Studs Terkel: Oh my God! Overwhelming! How can you even discuss it without Leonard Bernstein and Jerome Robbins’ choreography in “West Side Story?” And of course “Candide.” And then you’ve got Lorenz Hart and Yip Harburg, who wrote the lyrics to “Over the Rainbow.” The lyricists and composers — you’ve got yourself a whole testament there.

Marc Blitzstein wrote “The Cradle Will Rock” during the WPA days, when the New Deal saved our society. [The Works Progress Administration] provided jobs in the arts — theatrical, art and music projects. “The Cradle Will Rock” was a pretty tough, pro-labor play, about Steeltown. Blitzstein was very much influenced by Bertolt Brecht and [Kurt] Weill.

I once took part in a Chicago production of “The Cradle Will Rock,” [portraying] Editor Daily, who is owned by Mister Mister, who owns the town.

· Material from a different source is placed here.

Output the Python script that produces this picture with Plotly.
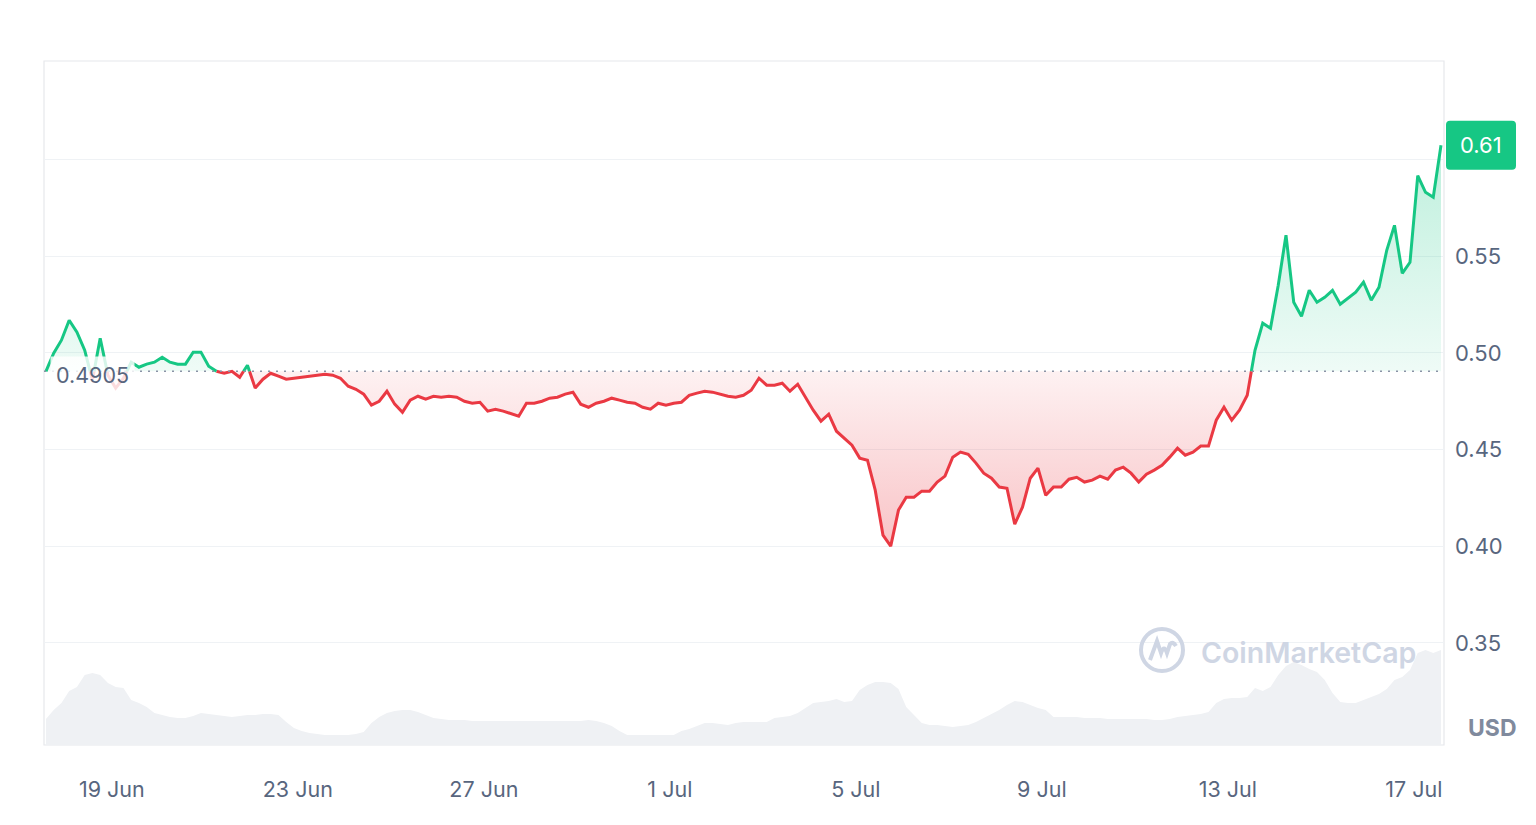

And Bernstein started singing along with me. He knew all the words [and] was always pushing other people.

They were going to celebrate Bernstein’s 70th birthday in New York and make it the biggest celebration since Lindbergh’s trans-Atlantic flight, and he said “no” — he wanted to celebrate in Lawrence, Mass., his hometown, because Lawrence was the hometown of the famous general strike of 1912. Out of it came the song, “Bread and Roses Too.”

JJ: What is the Jewish contribution to classical music?

ST: For Jews in the arts, there’s always been this connecting link. There’s [Lithuanian-born violinist] Jascha Heifetz., [soprano] Rosa Raisa, for whom Puccini wrote the opera, “Turandot.”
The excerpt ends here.